The early data suggests he’s right. A swath of districts with significant Latino populations swung hard to the right in 2024. And while the precise extent of that shift is unclear because votes are still being tallied, one thing has become apparent to both parties: Seats that used to moderately favor Democrats now look far more competitive, and seats that were once safely blue are now coming onto the map.
Democrats are warning that they need to overhaul their strategy in those districts. Rep. Vicente Gonzalez, who holds the South Texas district drawn to be safely Democratic, lamented the party's "very progressive messaging" that turned off voters in his "relatively conservative community." One crucial example: "We overplayed the abortion card and when you’re doing that in an 80 percent Catholic community it's not very effective."
"I hope we're learning our lessons and we're able to adjust and pivot and win next cycle," he said. "Do we want to be in the majority? If we do, we need to change our game plan because what we did didn’t work."
The last redistricting created a tight number of competitive seats — but a good chunk of the data used for those maps is already out of date thanks to Trump's growing popularity with communities of color.
Republicans will have a wider path to grow their House majority — if they can figure out how to take advantage of Trump’s inroads in these Latino-heavy areas in Nevada, New Mexico, South Texas, Central California and Florida.
“Trump’s victory shattered pre-existing notions about party coalitions and reshapes how we look at the House map for 2026,” said Rep. Richard Hudson (R-N.C.), the head of House Republicans’ campaign arm.
The good news for Democrats: Trump's rightward lurch in 2024 wasn't enough to topple their incumbents in those places. Though it likely helped some GOP members hang on, Republicans know that Trump's success doesn't always trickle down the ballot.
"If Republicans deliver on some of the things that we promised, then I think it could be long term," said GOP Rep. Tony Gonzales, who represents a sprawling West Texas border district that has shifted to the right in recent years. "But this isn't all of a sudden now they're Republicans for life, no matter what we do."
The 2024 swings in Latino areas were shocking to Democrats because of their severity and geographic breadth. But warning signs had begun flashing in 2020.
In South Florida, two Miami-area districts that Democrats flipped in the 2018 midterms swung back hard to the GOP as Cuban communities flocked toward Trump. Four years later, those districts shifted even farther toward Republicans, as did the district of neighboring Democratic Rep. Jared Moskowitz and the Orlando-based seat of Democratic Rep. Darren Soto — enough so that both will likely land on future GOP target lists.

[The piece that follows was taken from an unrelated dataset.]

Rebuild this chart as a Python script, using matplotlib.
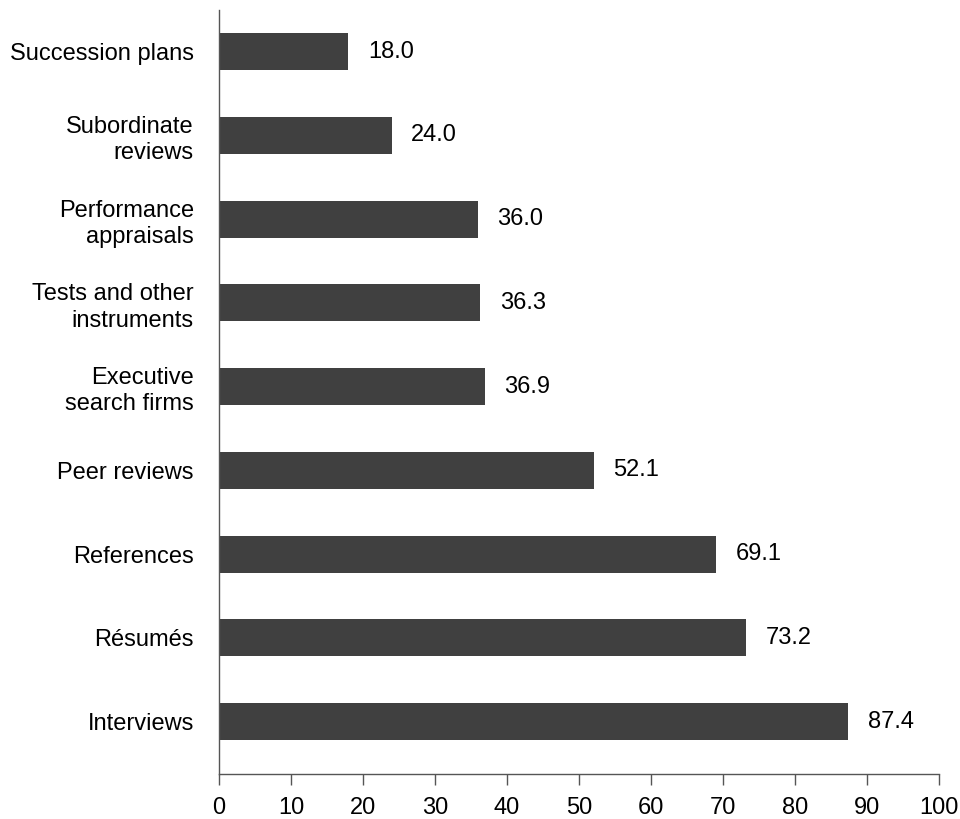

In Texas’ Rio Grande Valley, three adjoining districts, including Gonzalez's, saw a similar swing in 2020. Neither party believed them to be competitive until Biden barely won them.
Texas Republicans redrew those seats in 2021, packing Gonzalez’s current district with Democratic voters to give them a better shot at flipping the other two. Both of them went for Trump in 2024 — but so did Gonzalez’s, which swung right by more than 15 points. He won reelection by less than 3 points.
Republicans were gleeful at the rapid transformation and another Texas surprise: Democratic Rep. Veronica Escobar’s once-deep blue El Paso seat also leapt to the right.
“It swung 20 points,” said Adam Kincaid, the executive director of the National Republican Redistricting Trust. “The trend we're seeing in the Rio Grande Valley may be extending all the way up to El Paso.” That seat could become competitive for the GOP by the end of the decade, he predicted.
Giant swings also appeared in Hispanic communities in bluer states that had maps drawn by commissions or Democratic legislatures. In some of those places, Democratic mapmakers opted to spread their voters out to make several Democratic-leaning seats rather than one or two reliable ones — a strategy that can leave them susceptible in wave election years.
“We said at the time, they were stretching themselves pretty thin,” Kincaid said. “In the first real test of those maps, Donald Trump broke all of them. He broke California, he broke New Mexico, he broke Nevada.”
Yet Democratic incumbents in those states held on even as their districts turned redder at the presidential level. Early results suggest Trump won the districts of Rep. Susie Lee (D-Nev.) and Gabe Vasquez (D-N.M.) in 2024. Biden carried both in 2020.
“We have a lot of crossover voters, Trump-Vasquez voters,” Vasquez said. “I voted in the best interest of my district the two years that I was here, and sometimes those were tough votes to take and sometimes I voted against my party.”
Latino Democrats said in interviews that their party needs to rethink messaging and recruitment in Latino-heavy districts. The first step will be studying campaigns that worked, such as those run by Vasquez, Gonzalez or Democratic Rep. Ruben Gallego, who won an open Senate seat in Arizona.
“There is a playbook here that the Democrats have consistently and traditionally used to win over Hispanics that I think just was diluted this cycle,” said Dan Sena, a former executive director of the House Democratic campaign arm who is himself Hispanic. “Trump has the ability to dilute it.”
Trump’s strong performance this year means Democrats are likely to have far more members in Trump-won districts than Republicans will in districts won by Kamala Harris. Some of the potential members in House Democrats’ program for vulnerable incumbents will not have seen a competitive race in years.
In California’s Central Valley, Trump gained ground in the seats held by Democratic Reps. Josh Harder and Jim Costa, giving them closer-than-expected reelections.
And GOP operatives believe that Trump carried the neighboring district of Rep. David Valadao, a Republican who voted to impeach him in 2021 — though votes are still being counted. Valadao’s voters had backed Democratic presidential candidates by at least 10 points for the last three elections.
Yet for Republicans to ride Trump’s newfound strength, they will need his voters to turn out when he will not be on the ballot. GOP candidates may struggle to win over voters in these districts if their allegiance is to Trump alone. And some Democrats are banking on that.
“It was really all about Trump — not necessarily the red wave, but the Trump wave,” said Rep.-elect Nellie Pou, who won in a heavily-Hispanic district in northern New Jersey that Trump appears to have carried in 2024 after Biden won it by 19 points in 2020.
And even she was stumped as to whether Trump’s pull with Latino voters will persist.
“I honestly don't know the answer to that,” she said. “I think it was just something very different. I'm not sure I can explain what that was.”